Thursday, 25 June 2015

Mon'ng About Dramaturgy with Katie (and Adrian Brown)

Wednesday 5 – Monday 31 August 2015, 12.50pm, running time: 65 mins
Pleasance Courtyard Box Office: 0131 556 6550
Tickets: £9.00 - £12.50, Previews £6.00 (no perfs Mon 17 and Mon 24 Aug)
Pleasance One, Pleasance Courtyard, 60 Pleasance, Edinburgh, EH8 9TJ

Katie and her Gran are visiting an art gallery to see the famous painting of the Mona Lisa. Katie wonders why the Mona Lisa is smiling and, to her delight, she comes to life! 

But Katie soon discovers that Mona is lonely and that, in fact, her smile is starting to fade. They set off around the gallery for a magical adventure through a series of famous Renaissance paintings, searching for someone who can restore Mona Lisa’s smile. 

They visit Raphael’s St George, helping him biff a HUGE hungry dragon, they dance with gods and goddesses in Botticelli’s Primavera, and fly over Venice on Carpaccio’s winged lion – all the time evading the grumpy gallery guard.

There are 7 new songs which include ‘Hey there, Mona Lisa’, Mine’s A Most Important Job’ ‘Primavera’, ‘Venice, City on the Water’, ‘Angel’s Song’, ‘Mona Lisa Smile’.

Adrian Brown has directed many children’s TV series. He directed Terence Rattigan’s Less Than Kind which was at Jermyn Street Theatre and for two UK tours. 

And now he talks about dramaturgy...

What inspired the production? The original idea for Katie and the Mona Lisa, a musical for children, from came a book written and with beautiful illustrations by James Mayhew who, we discovered, has written a whole series of Katie books, popular with children aged from about 5 to about 12 which have considerable educational as well as entertainment value. 

 Katie is a small child who has a developing love for paintings and painters, and in the story we chose she has been taken to visit a special exhibition in the National Gallery, during the course of which she befriends a rather sad Mona Lisa, and with this famous lady enters several other famous paintings in search of her missing smile.

Why bring the work to Edinburgh? There will be lots of children at the festival, both local school and pre-school pupils and visitors of many nationalities, and it seemed to us that their parents would be delighted to bring them to a show which is colourful, musical, educational, fantastical, imaginative and funny.

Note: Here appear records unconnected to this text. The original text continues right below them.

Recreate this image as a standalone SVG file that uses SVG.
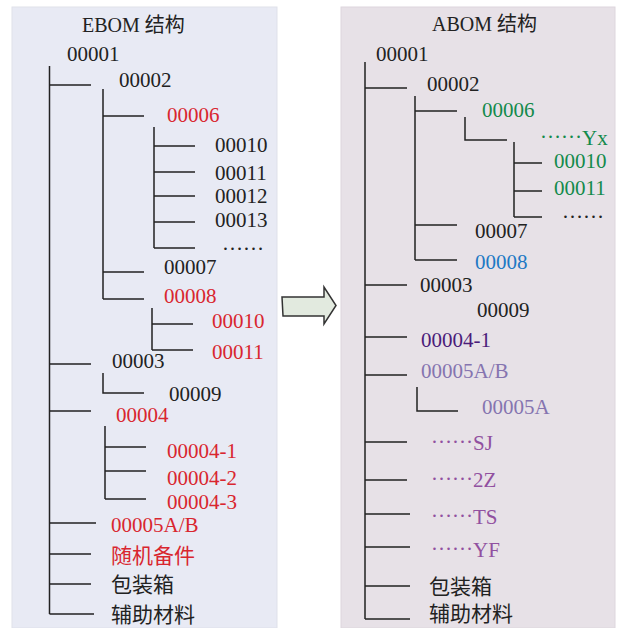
<svg xmlns="http://www.w3.org/2000/svg" width="619" height="628" viewBox="0 0 619 628">
<defs>
<style>
text{font-family:"Liberation Serif","Noto Sans CJK SC",serif;font-size:21px;fill:#222}
.cj{font-size:20px}
.r{fill:#d9262f}
.g{fill:#138a4b}
.b{fill:#1e79c4}
.dp{fill:#4b1c7a}
.lp{fill:#8574b0}
.pp{fill:#9150a0}
#conn path{fill:none;stroke:#222;stroke-width:1.5}
</style>
</defs>
<rect x="12" y="7" width="265" height="621" fill="#e8eaf4" stroke="#dfe1ea"/>
<rect x="341" y="7" width="274" height="621" fill="#e7e1e7" stroke="#ddd6dd"/>
<g id="arrow"><path d="M282 297 L324 297 L324 287 L336 305.5 L324 324 L324 316 L283 316 Z" fill="#e2eadf" stroke="#333" stroke-width="1.5"/></g>
<g id="conn">
<path d="M49.5 66V614M49.5 85H91M49.5 364H91M49.5 411H91M49.5 523H96M49.5 554H91M49.5 584H91M49.5 614H94"/>
<path d="M103 89V299M103 116H144M103 272H144M103 299H144"/>
<path d="M154 127V248M154 146H195M154 172H195M154 196H195M154 222H195M154 248H195"/>
<path d="M152 308V350M152 324H193M152 350H193"/>
<path d="M103 373V393H144"/>
<path d="M105 426V499M105 447H146M105 471H146M105 499H146"/>
<path d="M365 62V619M365 88H407M365 285H407M365 337H407M365 375H407M365 442H407M365 480H407M365 514H410M365 547H410M365 586H410M365 619H410"/>
<path d="M415 96V260M415 111H457M415 225H457M415 260H457"/>
<path d="M465 117V140H507"/>
<path d="M514 142V217M514 163H542M514 191H542M514 217H542"/>
<path d="M417 387V411H458"/>
</g>
<g id="ebom-title"><text class="cj" x="82" y="32">EBOM 结构</text></g>
<g id="e-00001"><text x="67" y="61">00001</text></g>
<g id="e-00002"><text x="119" y="87">00002</text></g>
<g id="e-00006"><text class="r" x="167" y="122">00006</text></g>
<g id="e-00010"><text x="215" y="152">00010</text></g>
<g id="e-00011"><text x="215" y="180">00011</text></g>
<g id="e-00012"><text x="215" y="203">00012</text></g>
<g id="e-00013"><text x="215" y="227">00013</text></g>
<g id="e-more"><text x="222" y="250">……</text></g>
<g id="e-00007"><text x="164" y="274">00007</text></g>
<g id="e-00008"><text class="r" x="164" y="303">00008</text></g>
<g id="e-00008-00010"><text class="r" x="212" y="328">00010</text></g>
<g id="e-00008-00011"><text class="r" x="212" y="359">00011</text></g>
<g id="e-00003"><text x="112" y="368">00003</text></g>
<g id="e-00009"><text x="169" y="401">00009</text></g>
<g id="e-00004"><text class="r" x="116" y="422">00004</text></g>
<g id="e-00004-1"><text class="r" x="167" y="458">00004-1</text></g>
<g id="e-00004-2"><text class="r" x="167" y="485">00004-2</text></g>
<g id="e-00004-3"><text class="r" x="167" y="509">00004-3</text></g>
<g id="e-00005AB"><text class="r" x="111" y="532">00005A/B</text></g>
<g id="e-spare"><text class="r" x="111" y="563">随机备件</text></g>
<g id="e-box"><text x="111" y="592">包装箱</text></g>
<g id="e-aux"><text x="111" y="622">辅助材料</text></g>
<g id="abom-title"><text class="cj" x="432" y="31">ABOM 结构</text></g>
<g id="a-00001"><text x="376" y="61">00001</text></g>
<g id="a-00002"><text x="427" y="91">00002</text></g>
<g id="a-00006"><text class="g" x="482" y="117">00006</text></g>
<g id="a-yx"><text class="g" x="540" y="145"><tspan dy="-7">……</tspan><tspan dy="7">Yx</tspan></text></g>
<g id="a-00010"><text class="g" x="554" y="168">00010</text></g>
<g id="a-00011"><text class="g" x="554" y="195">00011</text></g>
<g id="a-more"><text x="562" y="218">……</text></g>
<g id="a-00007"><text x="475" y="238">00007</text></g>
<g id="a-00008"><text class="b" x="475" y="269">00008</text></g>
<g id="a-00003"><text x="420" y="292">00003</text></g>
<g id="a-00009"><text x="477" y="317">00009</text></g>
<g id="a-00004-1"><text class="dp" x="421" y="347">00004-1</text></g>
<g id="a-00005AB"><text class="lp" x="421" y="378">00005A/B</text></g>
<g id="a-00005A"><text class="lp" x="482" y="414">00005A</text></g>
<g id="a-sj"><text class="pp" x="431" y="450"><tspan dy="-7">……</tspan><tspan dy="7">SJ</tspan></text></g>
<g id="a-2z"><text class="pp" x="431" y="487"><tspan dy="-7">……</tspan><tspan dy="7">2Z</tspan></text></g>
<g id="a-ts"><text class="pp" x="431" y="524"><tspan dy="-7">……</tspan><tspan dy="7">TS</tspan></text></g>
<g id="a-yf"><text class="pp" x="431" y="557"><tspan dy="-7">……</tspan><tspan dy="7">YF</tspan></text></g>
<g id="a-box"><text x="429" y="594">包装箱</text></g>
<g id="a-aux"><text x="429" y="621">辅助材料</text></g>
</svg>
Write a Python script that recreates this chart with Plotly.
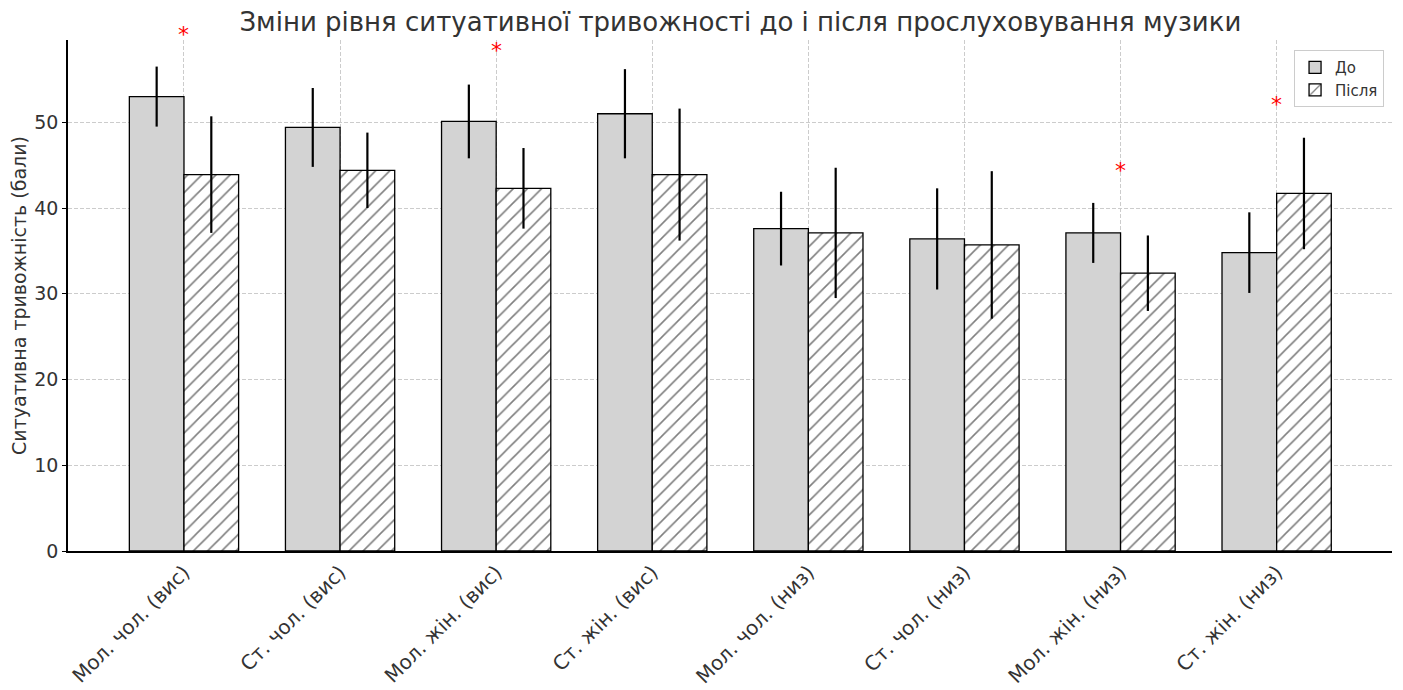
import plotly.graph_objects as go

groups = ["Мол. чол. (вис)", "Ст. чол. (вис)", "Мол. жін. (вис)", "Ст. жін. (вис)",
          "Мол. чол. (низ)", "Ст. чол. (низ)", "Мол. жін. (низ)", "Ст. жін. (низ)"]
before = [53.0, 49.4, 50.1, 51.0, 37.6, 36.4, 37.1, 34.8]
before_sd = [3.5, 4.6, 4.3, 5.2, 4.3, 5.9, 3.5, 4.7]
after = [43.9, 44.4, 42.3, 43.9, 37.1, 35.7, 32.4, 41.7]
after_sd = [6.8, 4.4, 4.7, 7.7, 7.6, 8.6, 4.4, 6.5]
star_idx = [0, 2, 6, 7]
star_y = [60.3, 58.4, 44.4, 52.1]

x = list(range(len(groups)))

fig = go.Figure()
fig.add_trace(go.Bar(
    x=x, y=before, name="До",
    marker=dict(color="#d3d3d3", line=dict(color="black", width=1.3)),
    error_y=dict(type="data", array=before_sd, color="black", thickness=2.2, width=0),
))
fig.add_trace(go.Bar(
    x=x, y=after, name="Після",
    marker=dict(color="white", line=dict(color="black", width=1.3),
                pattern=dict(shape="/", fgcolor="black", bgcolor="white", size=10, solidity=0.16)),
    error_y=dict(type="data", array=after_sd, color="black", thickness=2.2, width=0),
))

# significance markers (anchored 2 units lower and shifted up in px,
# so the one above the axis top is not hidden as off-axis)
px_per_unit = 511 / 59.6
for i, yv in zip(star_idx, star_y):
    fig.add_annotation(x=i, y=yv - 2, xref="x", yref="y", text="*", showarrow=False,
                       font=dict(color="red", size=22, family="DejaVu Sans"),
                       yanchor="middle", yshift=2 * px_per_unit)

# page body has an 8px margin, so shift margins to keep the plot area in place
fig.update_layout(
    width=1403, height=690,
    margin=dict(l=60, r=19, t=32, b=147),
    paper_bgcolor="white", plot_bgcolor="white",
    barmode="group", bargap=0.3, bargroupgap=0,
    font=dict(family="DejaVu Sans", size=19, color="#333333"),
    title=dict(text="Зміни рівня ситуативної тривожності до і після прослуховування музики",
               x=0.522, xanchor="center", y=0.98, yanchor="middle",
               font=dict(size=26, color="#333333")),
    legend=dict(x=0.994, y=0.98, xanchor="right", yanchor="top",
                bordercolor="#cccccc", borderwidth=1, bgcolor="rgba(255,255,255,0.8)",
                font=dict(size=15)),
    showlegend=True,
)
fig.update_xaxes(
    tickmode="array", tickvals=x, ticktext=groups, tickangle=-45,
    range=[-0.743, 7.739], showgrid=True, gridcolor="#cccccc", griddash="4px,2px", gridwidth=1,
    showline=True, linecolor="black", linewidth=1.5, ticks="", zeroline=False,
    tickfont=dict(size=20), automargin=False,
)
fig.update_yaxes(
    range=[0, 59.6], dtick=10, showgrid=True, gridcolor="#cccccc", griddash="4px,2px", gridwidth=1,
    showline=True, linecolor="black", linewidth=1.5, ticks="outside", ticklen=4,
    tickcolor="black", zeroline=False, automargin=False,
    title=dict(text="Ситуативна тривожність (бали)", font=dict(size=19), standoff=10),
    tickfont=dict(size=19),
)

fig.write_html("out.html")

The Pleasance 1 auditorium is central and a good size, so will be an excellent space for us to try out the show preparatory to it being seen later on tour across the nation.

What can the audience be expected to feel (or even think) of our production? 
What a charming, imaginative, magical, scary with its fierce dragon and flying lion, yet funny and heart-warming entertainment. The children will have learnt something as well as been amused.


How would one explain the relevance – or otherwise – of dramaturgy within one’s work? Dramatic construction is absolutely essential for any serious work for the stage, as nothing is more boring than being present at a haphazard work, in which events take place for no special reason. In writing, when some imaginative element has struck me, I frequently make a note to go back to an earlier place and insert a reference to the subject. 

For instance in Katie, she and Mona Lisa have an frightening encounter with Carpaccio’s flying Lion of Venice, whose sharp claws almost sink the gondola in which he poles them down the Grand Canal, so I turned back to the beginning and inserted Katie’s fear of the lions at the foot of Nelson’s column in Trafalgar Square in front of the National Gallery. It all adds completion. 

I remember Terence Rattigan telling me long ago “If you introduce a theme or a prop into a show, you have to use it three times, or it should not be there at all,” advice I remembered in my rearrangement of his Less Than Kind, which our company sent out on two nationwide tours, when I introduced a piano into the action, and found significant action for it on three occasions.

Traditions and Influences. Both the classic circle (“Birth, copulation and death” – T.S. Elliott) and “the well-made play” have been conscious models in my work as a director as well as in my writing. The classic writers had a shape and a completion to their work which I have much admired, and which more contemporary writers seem to find less compelling.